If you were able to take a paper airplane and throw it from 35000 ft, how long will it fly and how far will it go?

Answer

We put Mo's question to Chris Smith, to do some number crunching...

Chris - A long time. Let's think about this in several ways. One is, what's the objective evidence? Well, there was something called the Space Planes Project and I actually was doing a bit of reading about this because, in 2011, there was a project to deploy a fleet of 200 paper aeroplanes from almost the verge of space. Joel Veitch, whom we've actually had on this programme, does interesting things: one of these things he decided to do was to deploy this fleet of aeroplanes using a helium balloon, which ascended to 23 miles above the Earth's surface; balloon pops; planes deployed. The planes were endowed with a memory chip so that people could find them, read what's on the memory chip, and then they could contact Joel Veitch and his team to tell them where they had found an aeroplane. It's a bit like, in the old days, you would sort of release a helium balloon. If you found the card that had, "Please write back to me. I live at." on the card then it was a way of corresponding with people before the internet and Facebook came along. They released these things 23 miles up, which is three times the height we're referring to at 35,000 feet. But they did get reports, having released them from Germany, of planes being recovered across the northern hemisphere: Canada, America, they've got some planes back. The best figures I've seen for the performance of a paper aeroplane is that for every about 12 metres it goes along, it drops 1 metre. But the fact is, if they did pick some up in America, it flew for many, many hours to have made it that far from a German launch point. That's the first point. The second point is, what's the absolute minimum we can put on this? How long would your plane be expected to stay airborne at a minimum?
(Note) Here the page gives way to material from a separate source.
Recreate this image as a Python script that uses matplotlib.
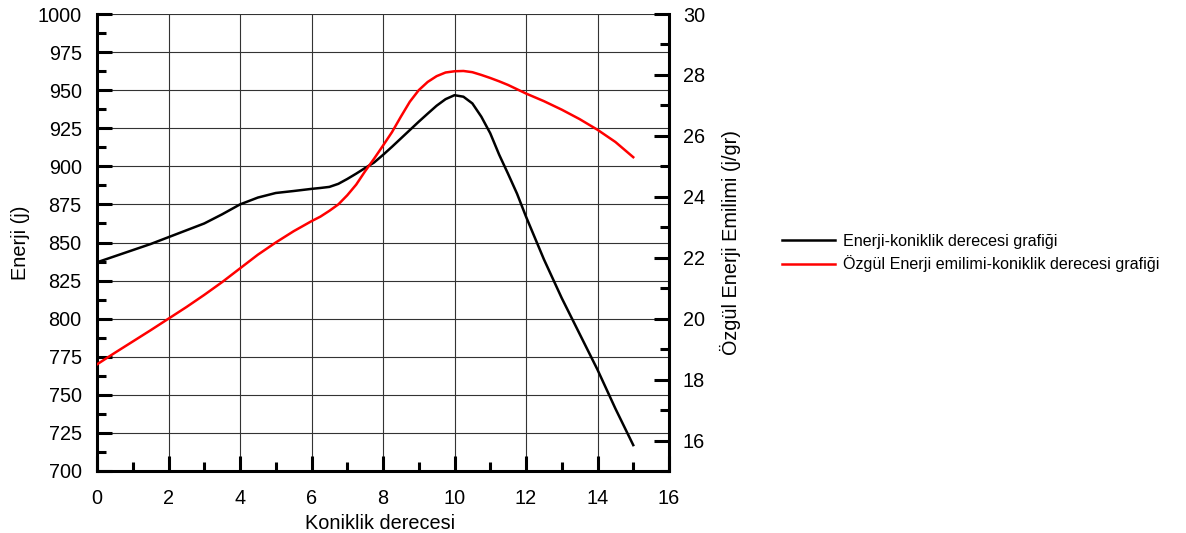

Well say, you are really, really unaccomplished at paper aeroplane making and you manage to fashion a paper ball.

Kat - That's my level.

Chris - Well then we can use a simple bit of physics to work out how long that would stay airborne for. You need one of these equations of motion. So let's say the equation is d (distance) equals - you do a half times acceleration due to gravity times time (t) squared. So we need to do a bit of rearrangement. So, the distance is 35,000 feet - so that's about 11,000 metres. 11,000 metres equals a half times the acceleration due to gravity: that's 10 times t squared. So we're going to times by two across the board to get rid of the half. That's 22,000 metres equals the acceleration, which is 10 times the speed of gravity, multiplied by the time squared. Now, we're going to divide everything by 10 because the gravity is about 10 metres per second per second. So, we've got about 2,200 equals t squared; the square root of 2,200 is about 50. So, your ball of paper would fall for at least 50 seconds from 35,000 feet. In other words, you'd achieve, even if you'd made the world's worst paper aeroplane, a flight time of a minimum of about a minute.

Andrew- It probably wouldn't actually reach terminal velocity!

Chris - That's not including air resistance I should say!

Andrew - I suspect it would last a lot longer than that!